- _EXERCISE TASK_
Restate word for word the lines that begin the listing and end with the line holding "yticks = [0, 2, 4, 6, 8, 10, 12, 14]".

- _GIVEN DATA_
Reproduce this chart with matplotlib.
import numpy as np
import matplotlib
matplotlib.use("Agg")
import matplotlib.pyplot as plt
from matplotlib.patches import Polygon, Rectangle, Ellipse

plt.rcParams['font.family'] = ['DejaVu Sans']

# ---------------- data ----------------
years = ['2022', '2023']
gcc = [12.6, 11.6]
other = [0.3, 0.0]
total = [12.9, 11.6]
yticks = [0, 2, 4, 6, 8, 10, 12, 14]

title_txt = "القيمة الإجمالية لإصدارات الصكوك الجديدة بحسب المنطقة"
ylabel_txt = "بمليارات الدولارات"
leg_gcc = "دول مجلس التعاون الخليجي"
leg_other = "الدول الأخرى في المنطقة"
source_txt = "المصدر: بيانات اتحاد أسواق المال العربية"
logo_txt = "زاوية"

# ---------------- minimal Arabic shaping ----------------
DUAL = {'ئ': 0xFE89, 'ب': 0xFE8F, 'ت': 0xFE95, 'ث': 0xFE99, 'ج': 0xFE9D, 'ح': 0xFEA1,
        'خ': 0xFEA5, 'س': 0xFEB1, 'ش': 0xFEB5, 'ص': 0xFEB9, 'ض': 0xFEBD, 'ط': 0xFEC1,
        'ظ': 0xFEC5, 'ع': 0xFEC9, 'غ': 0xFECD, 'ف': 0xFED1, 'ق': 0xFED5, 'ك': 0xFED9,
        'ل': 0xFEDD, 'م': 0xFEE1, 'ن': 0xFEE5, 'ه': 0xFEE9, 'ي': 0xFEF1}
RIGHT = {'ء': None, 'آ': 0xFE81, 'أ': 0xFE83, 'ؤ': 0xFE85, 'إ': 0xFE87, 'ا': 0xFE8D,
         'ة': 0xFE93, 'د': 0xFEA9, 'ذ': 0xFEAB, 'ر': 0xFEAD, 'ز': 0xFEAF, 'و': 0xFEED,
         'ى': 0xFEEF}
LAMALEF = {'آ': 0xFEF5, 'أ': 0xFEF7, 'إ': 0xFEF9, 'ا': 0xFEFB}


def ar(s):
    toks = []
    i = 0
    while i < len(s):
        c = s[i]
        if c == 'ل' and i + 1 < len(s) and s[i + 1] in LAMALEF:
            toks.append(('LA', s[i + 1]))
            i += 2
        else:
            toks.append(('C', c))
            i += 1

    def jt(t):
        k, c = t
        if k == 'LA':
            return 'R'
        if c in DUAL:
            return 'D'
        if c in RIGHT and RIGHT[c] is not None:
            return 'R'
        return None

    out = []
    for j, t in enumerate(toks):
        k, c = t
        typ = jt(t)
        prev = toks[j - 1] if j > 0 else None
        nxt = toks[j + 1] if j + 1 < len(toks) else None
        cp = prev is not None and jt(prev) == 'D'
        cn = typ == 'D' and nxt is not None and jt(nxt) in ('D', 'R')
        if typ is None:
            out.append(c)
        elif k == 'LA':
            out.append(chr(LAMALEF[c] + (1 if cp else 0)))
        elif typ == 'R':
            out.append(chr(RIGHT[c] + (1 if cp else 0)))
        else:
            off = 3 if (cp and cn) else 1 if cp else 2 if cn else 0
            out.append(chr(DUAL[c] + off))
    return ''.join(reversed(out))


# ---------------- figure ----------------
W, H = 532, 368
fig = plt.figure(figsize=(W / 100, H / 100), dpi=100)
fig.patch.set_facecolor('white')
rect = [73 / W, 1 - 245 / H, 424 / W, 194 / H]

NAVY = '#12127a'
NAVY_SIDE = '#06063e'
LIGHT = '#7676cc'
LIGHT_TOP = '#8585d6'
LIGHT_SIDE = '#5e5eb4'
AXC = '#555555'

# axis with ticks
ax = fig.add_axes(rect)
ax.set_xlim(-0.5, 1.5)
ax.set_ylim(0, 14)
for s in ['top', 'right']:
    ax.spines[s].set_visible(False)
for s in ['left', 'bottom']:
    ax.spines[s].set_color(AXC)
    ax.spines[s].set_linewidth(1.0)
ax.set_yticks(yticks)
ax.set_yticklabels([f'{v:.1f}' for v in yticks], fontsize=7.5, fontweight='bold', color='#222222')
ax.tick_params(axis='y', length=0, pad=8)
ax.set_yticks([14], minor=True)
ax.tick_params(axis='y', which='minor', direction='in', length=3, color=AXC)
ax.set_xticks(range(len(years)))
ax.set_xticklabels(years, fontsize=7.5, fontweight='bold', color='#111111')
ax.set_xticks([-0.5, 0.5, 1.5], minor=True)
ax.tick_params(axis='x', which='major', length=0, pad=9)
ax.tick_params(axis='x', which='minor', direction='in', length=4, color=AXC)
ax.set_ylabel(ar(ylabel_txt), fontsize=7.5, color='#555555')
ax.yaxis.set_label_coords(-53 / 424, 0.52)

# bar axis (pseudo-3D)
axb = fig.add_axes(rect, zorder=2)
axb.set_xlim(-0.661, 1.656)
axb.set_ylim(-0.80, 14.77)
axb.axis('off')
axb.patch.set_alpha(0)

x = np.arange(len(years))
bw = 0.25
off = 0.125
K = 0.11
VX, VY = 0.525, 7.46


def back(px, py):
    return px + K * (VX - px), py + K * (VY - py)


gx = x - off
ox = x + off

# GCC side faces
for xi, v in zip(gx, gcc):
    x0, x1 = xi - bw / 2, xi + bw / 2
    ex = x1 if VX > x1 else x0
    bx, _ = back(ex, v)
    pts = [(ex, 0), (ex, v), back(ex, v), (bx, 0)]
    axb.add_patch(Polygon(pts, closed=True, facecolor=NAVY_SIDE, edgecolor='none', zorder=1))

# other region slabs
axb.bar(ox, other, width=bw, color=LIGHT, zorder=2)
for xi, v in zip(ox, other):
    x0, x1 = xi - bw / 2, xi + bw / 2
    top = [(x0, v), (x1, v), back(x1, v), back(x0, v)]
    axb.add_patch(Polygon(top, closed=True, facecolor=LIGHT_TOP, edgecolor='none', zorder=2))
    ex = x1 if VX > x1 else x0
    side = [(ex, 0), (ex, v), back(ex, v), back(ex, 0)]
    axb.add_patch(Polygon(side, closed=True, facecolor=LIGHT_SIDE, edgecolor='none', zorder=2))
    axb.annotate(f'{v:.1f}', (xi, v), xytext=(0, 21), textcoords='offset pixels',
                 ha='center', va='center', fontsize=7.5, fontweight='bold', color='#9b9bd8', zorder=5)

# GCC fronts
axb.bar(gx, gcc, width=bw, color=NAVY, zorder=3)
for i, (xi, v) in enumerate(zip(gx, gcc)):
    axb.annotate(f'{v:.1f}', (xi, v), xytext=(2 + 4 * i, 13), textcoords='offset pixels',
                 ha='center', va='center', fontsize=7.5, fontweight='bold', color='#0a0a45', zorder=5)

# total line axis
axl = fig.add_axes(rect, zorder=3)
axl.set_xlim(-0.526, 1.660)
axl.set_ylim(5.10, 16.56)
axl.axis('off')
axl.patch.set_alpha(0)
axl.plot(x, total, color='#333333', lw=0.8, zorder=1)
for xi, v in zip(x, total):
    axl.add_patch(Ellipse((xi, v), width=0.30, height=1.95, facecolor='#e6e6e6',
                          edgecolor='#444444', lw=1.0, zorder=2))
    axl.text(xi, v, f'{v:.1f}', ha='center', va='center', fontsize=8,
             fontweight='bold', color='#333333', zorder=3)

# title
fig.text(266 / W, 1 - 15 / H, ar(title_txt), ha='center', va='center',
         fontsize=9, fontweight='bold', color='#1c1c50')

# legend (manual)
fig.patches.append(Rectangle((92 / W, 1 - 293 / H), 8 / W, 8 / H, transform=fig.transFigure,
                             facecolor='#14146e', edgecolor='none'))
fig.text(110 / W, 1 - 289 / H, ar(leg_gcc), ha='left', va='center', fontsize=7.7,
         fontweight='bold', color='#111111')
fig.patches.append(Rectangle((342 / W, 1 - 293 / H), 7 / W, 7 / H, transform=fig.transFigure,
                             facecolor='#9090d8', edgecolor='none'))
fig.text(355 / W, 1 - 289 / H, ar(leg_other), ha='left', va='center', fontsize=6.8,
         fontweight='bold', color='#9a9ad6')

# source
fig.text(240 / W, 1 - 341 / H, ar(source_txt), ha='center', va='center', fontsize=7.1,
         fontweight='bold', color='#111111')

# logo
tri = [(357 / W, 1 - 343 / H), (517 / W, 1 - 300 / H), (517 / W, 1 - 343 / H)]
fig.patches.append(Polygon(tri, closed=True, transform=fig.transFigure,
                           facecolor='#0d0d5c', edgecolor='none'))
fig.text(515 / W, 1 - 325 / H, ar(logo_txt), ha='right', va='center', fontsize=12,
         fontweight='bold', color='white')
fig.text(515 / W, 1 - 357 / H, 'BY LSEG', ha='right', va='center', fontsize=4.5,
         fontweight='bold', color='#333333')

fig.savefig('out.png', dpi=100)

- _RESPONSE TO THIS EXERCISE_
Reproduce this chart with matplotlib.
import numpy as np
import matplotlib
matplotlib.use("Agg")
import matplotlib.pyplot as plt
from matplotlib.patches import Polygon, Rectangle, Ellipse

plt.rcParams['font.family'] = ['DejaVu Sans']

# ---------------- data ----------------
years = ['2022', '2023']
gcc = [12.6, 11.6]
other = [0.3, 0.0]
total = [12.9, 11.6]
yticks = [0, 2, 4, 6, 8, 10, 12, 14]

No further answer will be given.